Plugins & Products That Can Change How You Make Digital Art
  • Astute Graphics 🏎️ - A software add-on for Adobe Illustrator that improves efficiency and usability of the program. The package currently contains 21 plugins and is used by over 200,000 illustrators and designers (including our very own, Erikas Chesonis).

  • True Grit Texture Supply 🖌️ - This company sells dozens of unique brushes, textures, & effects for Adobe Photoshop, Illustrator, Procreate, and more. If you’ve yet to find the right brush or texture within your standard drawing software, companies like these may have what you’re looking for.

  • Photoroom ✂️ - For those of us who just want to quickly remove the background on a photo, this website is super useful. It’s free and we’ve used it here at Stay Sketchy for months. It takes absolutely zero skill and can give you a clean looking, background-free PNG in just a few seconds.

Why every artist NEEDS their own newsletter ✉️

The simplest step an artist can take to improve their sales is to create a mailing list.

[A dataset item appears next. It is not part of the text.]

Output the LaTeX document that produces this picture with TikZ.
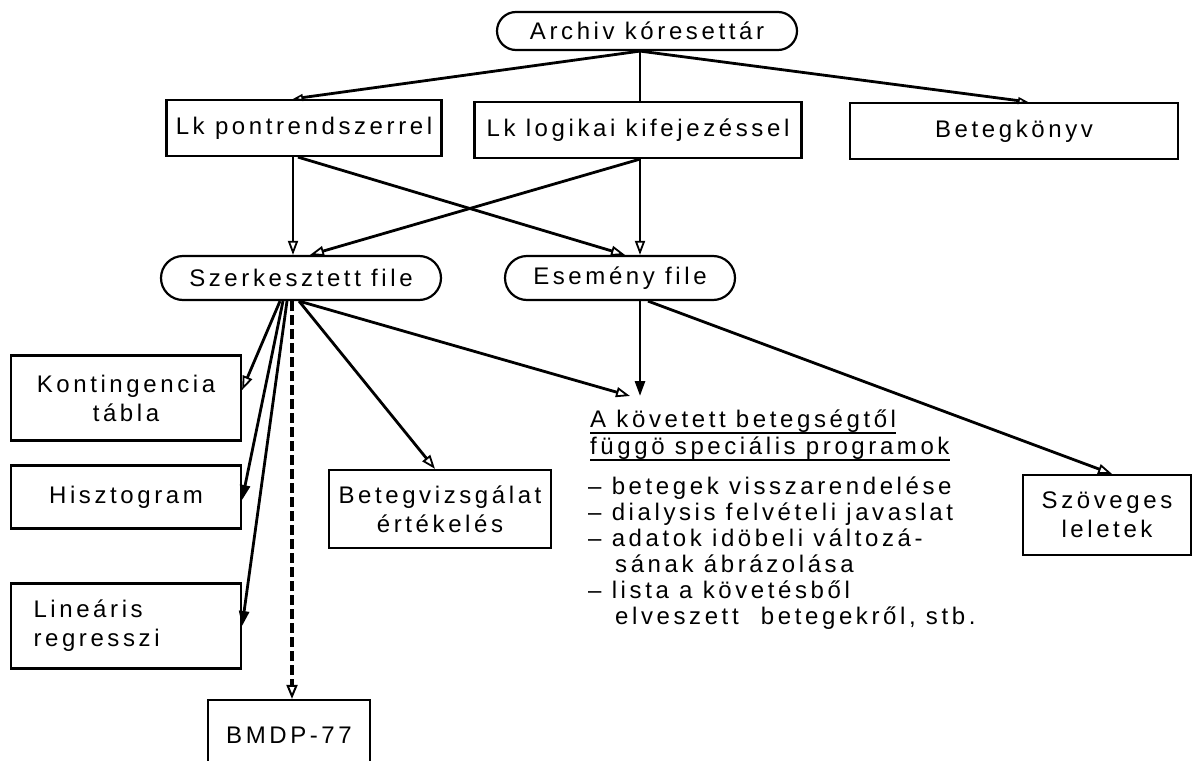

That’s right. Not a huge following on Instagram or TikTok, but a modest - or even small - list of email addresses belonging to dedicated fans.

Why is this so valuable?

  1. Customer Retention. Don’t just get a sale then send that customer back into the marketplace maelstrom 🌀. Capture their email. Establish a longer term relationship with them. Sell to them again in the future! Build hype for upcoming projects. Maybe they’ll become a collector of your work 👀.

  2. Platform Independence. Don’t be beholden to the algorithms of Instagram, Etsy, Facebook… A mailing list is completely platform independent. You control the narrative, and if you decide to change the platform you use to send your newsletter, you can just export your entire mailing list and take it with you wherever you go. It’s yours forever 🤩.

  3. Cultivate Relationships. Use your newsletter to create long-form content for your fans. These folks love your work and might want to hear more about your process than what you squeezed into your latest Instagram caption. This can even lead to new business opportunites and partnerships down the road 🤝.

The list goes on and on.

If you’re asking yourself where you can get started, look no further than this newsletter! Stay Sketchy is built on a dedicated newsletter platform called Beehiiv.

Beehiiv was created by the developers that made the Morning Brew newsletter into the media giant it is today (so they sorta know what they’re doing). It’s got a ton of tools that help you grow and better understand your audience.

The best part is that you can make your newsletter on Beehiiv for free - and not for a limited amount of time, but free forever.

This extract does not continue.